Lessing broke new ground with The Golden Notebook (1962), a daring narrative experiment, in which the multiple selves of a contemporary woman are rendered in astonishing depth and detail. (An excellent example of all those planets in the 12th and 1st houses.)
A year later, her Age Point conjoined the C2. This book was indeed the major shift in her consciousness: at long last she was recognised as an innovative writer. The main character, Anna Wulf, like Lessing herself, aims to free herself from the chaos, emotional numbness, and hypocrisy afflicting her generation.
Lessing’s assertive Venus would soon be attacked for being ‘unfeminine’ in her depiction of female anger and aggression, to which she responded: ‘Apparently what many women were thinking, feeling, experiencing came as a great surprise.’ One early critic noted, Anna Wulf ‘tries to live with the freedom of a man’ – an accurate description of Lessing’s Venus. Lessing believed she was freer than most people because she became a writer. For her, writing is a process of understanding the ‘raw, the individual, the uncriticised, the unexamined’ and moving it into the realm of the general.

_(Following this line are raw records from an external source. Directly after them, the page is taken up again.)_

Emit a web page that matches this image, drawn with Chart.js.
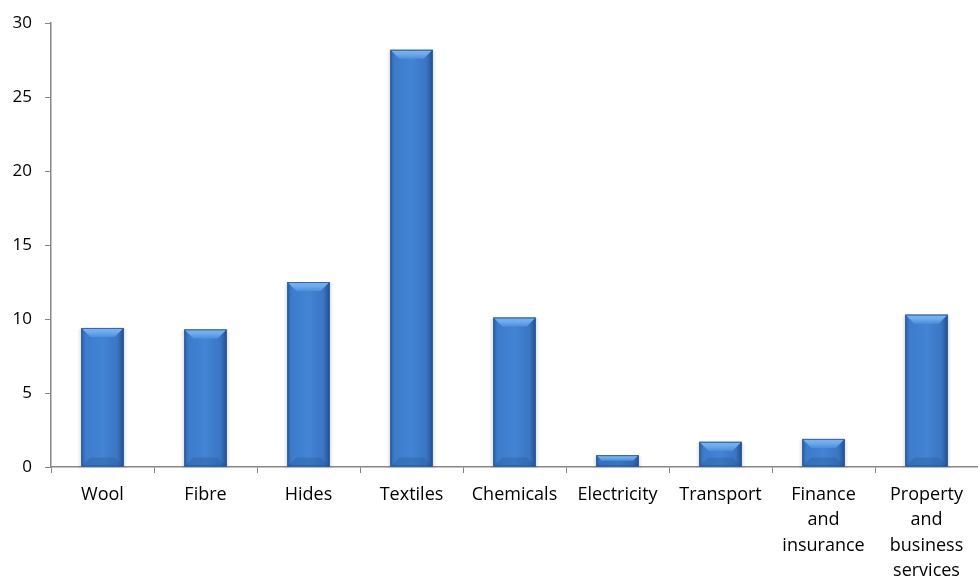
<!DOCTYPE html>
<html>
<head>
<meta charset="utf-8">
<script src="https://cdn.jsdelivr.net/npm/chart.js@4/dist/chart.umd.min.js"></script>
<style>
  html, body { margin: 0; padding: 0; background: #fff; }
  #wrap { width: 978px; height: 583px; position: relative; }
</style>
</head>
<body>
<div id="wrap"><canvas id="chart"></canvas></div>
<script>
// chart data
const categories = [
  "Wool", "Fibre", "Hides", "Textiles", "Chemicals", "Electricity", "Transport",
  ["Finance", "and", "insurance"],
  ["Property", "and", "business", "services"]
];
const values = [9.4, 9.3, 12.5, 28.2, 10.1, 0.8, 1.7, 1.9, 10.3];
const yTicks = [0, 5, 10, 15, 20, 25, 30];

const AXIS_GREY = "#878787";
const LABEL_FONT = { family: "'Open Sans', sans-serif", size: 18, lineHeight: "25.5px" };

// shadow behind bars, then horizontal shading + bevels on top of each bar
const bevelPlugin = {
  id: "bevel",
  beforeDatasetsDraw(chart) {
    const ctx = chart.ctx;
    const meta = chart.getDatasetMeta(0);
    ctx.save();
    meta.data.forEach(bar => {
      const half = bar.width / 2;
      const h = bar.base - bar.y;
      ctx.fillStyle = "rgba(0,0,0,0.05)";
      ctx.fillRect(bar.x - half - 3, bar.y + 1, bar.width + 6, h + 1);
      ctx.fillStyle = "rgba(0,0,0,0.05)";
      ctx.fillRect(bar.x - half - 1.5, bar.y, bar.width + 3, h);
    });
    ctx.restore();
  },
  afterDatasetsDraw(chart) {
    const ctx = chart.ctx;
    const meta = chart.getDatasetMeta(0);
    ctx.save();
    meta.data.forEach(bar => {
      const half = bar.width / 2;
      const left = bar.x - half;
      const right = bar.x + half;
      const top = bar.y;
      const h = bar.base - bar.y;
      const bev = Math.min(9, h / 2);

      // body shading
      const g = ctx.createLinearGradient(left, 0, right, 0);
      g.addColorStop(0, "#2f64a8");
      g.addColorStop(0.1, "#3d7bcb");
      g.addColorStop(0.5, "#4384d4");
      g.addColorStop(0.85, "#3a76c4");
      g.addColorStop(1, "#24528e");
      ctx.fillStyle = g;
      ctx.fillRect(left, top, bar.width, h);

      // top bevel
      const tg = ctx.createLinearGradient(0, top, 0, top + bev);
      tg.addColorStop(0, "#7fb4ee");
      tg.addColorStop(0.45, "#6fabee");
      tg.addColorStop(1, "#4d8edc");
      ctx.fillStyle = tg;
      ctx.beginPath();
      ctx.moveTo(left, top);
      ctx.lineTo(right, top);
      ctx.lineTo(right - bev, top + bev);
      ctx.lineTo(left + bev, top + bev);
      ctx.closePath();
      ctx.fill();

      // bottom bevel
      ctx.fillStyle = "rgba(30,70,130,0.25)";
      ctx.beginPath();
      ctx.moveTo(left, bar.base);
      ctx.lineTo(right, bar.base);
      ctx.lineTo(right - bev, bar.base - bev);
      ctx.lineTo(left + bev, bar.base - bev);
      ctx.closePath();
      ctx.fill();

      // outline
      ctx.strokeStyle = "rgba(35,80,140,0.8)";
      ctx.lineWidth = 1;
      ctx.strokeRect(left + 0.5, top + 0.5, bar.width - 1, h - 1);
    });
    ctx.restore();
  }
};

const ctx = document.getElementById("chart");

new Chart(ctx, {
  type: "bar",
  data: {
    labels: categories,
    datasets: [
      {
        data: values,
        backgroundColor: "#3f7fcf",
        borderWidth: 0,
        barPercentage: 0.41,
        categoryPercentage: 1
      }
    ]
  },
  options: {
    responsive: true,
    maintainAspectRatio: false,
    animation: false,
    layout: { padding: { top: 22, right: 0, left: 0, bottom: 0 } },
    plugins: {
      legend: { display: false },
      tooltip: { enabled: false }
    },
    scales: {
      x: {
        offset: true,
        grid: {
          display: true,
          drawOnChartArea: false,
          drawTicks: true,
          tickLength: 6,
          offset: true,
          color: AXIS_GREY
        },
        border: { color: AXIS_GREY, width: 1.5 },
        ticks: {
          color: "#000",
          font: LABEL_FONT,
          maxRotation: 0,
          autoSkip: false,
          padding: 9
        },
        afterFit(scale) { scale.height = 116; }
      },
      y: {
        min: 0,
        max: 30,
        afterBuildTicks(scale) {
          scale.ticks = yTicks.map(v => ({ value: v }));
        },
        grid: {
          display: true,
          drawOnChartArea: false,
          drawTicks: true,
          tickLength: 6,
          color: AXIS_GREY
        },
        border: { color: AXIS_GREY, width: 1.5 },
        ticks: {
          color: "#000",
          font: { family: "'Open Sans', sans-serif", size: 17 },
          padding: 13
        },
        afterFit(scale) { scale.width = 51; }
      }
    }
  },
  plugins: [bevelPlugin]
});
</script>
</body>
</html>
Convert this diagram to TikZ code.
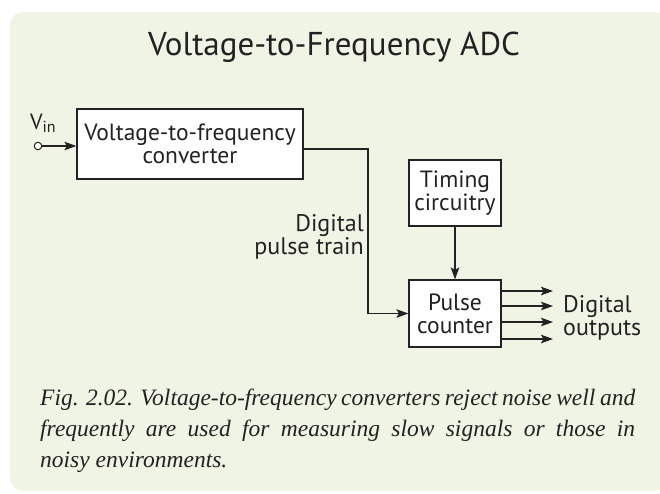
\documentclass[tikz,border=0pt]{standalone}
\usepackage{fontspec}
\setmainfont{Liberation Serif}
\newfontfamily\myriad{PT Sans}
\usetikzlibrary{arrows.meta}
\definecolor{bggreen}{HTML}{F0F4E4}
\definecolor{ink}{HTML}{222222}
\tikzset{
  blockbox/.style={draw=ink, line width=1.2pt, fill=white, inner sep=0pt, align=center,
     font=\myriad\fontsize{23.5}{23}\selectfont, text=ink},
  arr/.style={draw=ink, line width=1.4pt, -{Stealth[length=12pt,width=8.5pt,inset=2.5pt]}},
  lbl/.style={font=\myriad\fontsize{24}{23.5}\selectfont, text=ink, inner sep=0pt},
  captext/.style={font=\itshape\fontsize{23.5}{31}\selectfont, text=ink, inner sep=0pt, anchor=base west}
}
\begin{document}
\begin{tikzpicture}[x=1pt,y=-1pt]
\useasboundingbox (0,0) rectangle (660,493);
\begin{scope}
\clip (0,0) rectangle (660,493);
\fill[bggreen, rounded corners=13pt] (10,12) rectangle (668,491);
\end{scope}
\node[font=\myriad\fontsize{33}{36}\selectfont, text=ink] (title) at (334,47) {Voltage-to-Frequency ADC};
% blocks
\node[blockbox, minimum width=226pt, minimum height=70pt] (vfc) at (190,144) {Voltage-to-frequency\\converter};
\node[blockbox, minimum width=92pt, minimum height=66pt] (tim) at (455,193) {Timing\\circuitry};
\node[blockbox, minimum width=92pt, minimum height=67pt] (pc) at (455,313.5) {Pulse\\counter};
% input
\node[draw=ink, line width=1pt, fill=white, circle, minimum size=7.5pt, inner sep=0pt] (vin) at (38,146) {};
\node[lbl, font=\myriad\fontsize{22}{22}\selectfont, anchor=base west] (vinl) at (30,129) {V\raisebox{-3.5pt}{\fontsize{16}{16}\selectfont in}};
\draw[arr] (vin.east) -- (vfc.west |- vin.east);
% pulse train
\coordinate (bend) at (368,149);
\draw[arr] ([yshift=-5pt]vfc.east) -- (bend) |- (pc.west);
\node[lbl, align=right, anchor=east] (ptl) at (364,237) {Digital\\pulse train};
% timing to counter
\draw[arr] (tim.south) -- (pc.north);
% outputs
\coordinate (o1) at (553,291);
\coordinate (o2) at (553,306);
\coordinate (o3) at (553,322);
\coordinate (o4) at (553,339);
\draw[arr] (pc.east |- o1) -- (o1);
\draw[arr] (pc.east |- o2) -- (o2);
\draw[arr] (pc.east |- o3) -- (o3);
\draw[arr] (pc.east |- o4) -- (o4);
\node[lbl, align=left, anchor=west] (outl) at (563,318) {Digital\\outputs};
% caption
\node[captext] (c1) at (40,405) {\makebox[595pt][s]{Fig. 2.02. Voltage-to-frequency converters reject noise well and}};
\node[captext] (c2) at (40,436) {\makebox[595pt][s]{frequently are used for measuring slow signals or those in}};
\node[captext] (c3) at (40,467) {noisy environments.};
\end{tikzpicture}
\end{document}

Lessing would go on to publish 50 books in her long life. She died at the age of 94, six years after she had won the Nobel Prize, the perfect crown for a Great Lady of Literature. At last – when her Age Point was traversing the 4th house of home and family for the second time around – she was completely at home with the family she had always wanted: the intellectuals of the world. A major achievement for a person who was completely self-educated!
Interesting to see Doris Lessing’s chart and read about her life. I remember reading The Grass is Singing, the impassioned novel that brought her fame, when I was in my teens and it left a lasting impression.
I imagine Tigger, her adopted persona in childhood, was based on A. A. Milne’s bouncy tiger called Tigger in the Winnie the Pooh stories he wrote for his son Christopher Robin, later an embarrassment to his son but giving lots of parents and children endless pleasure.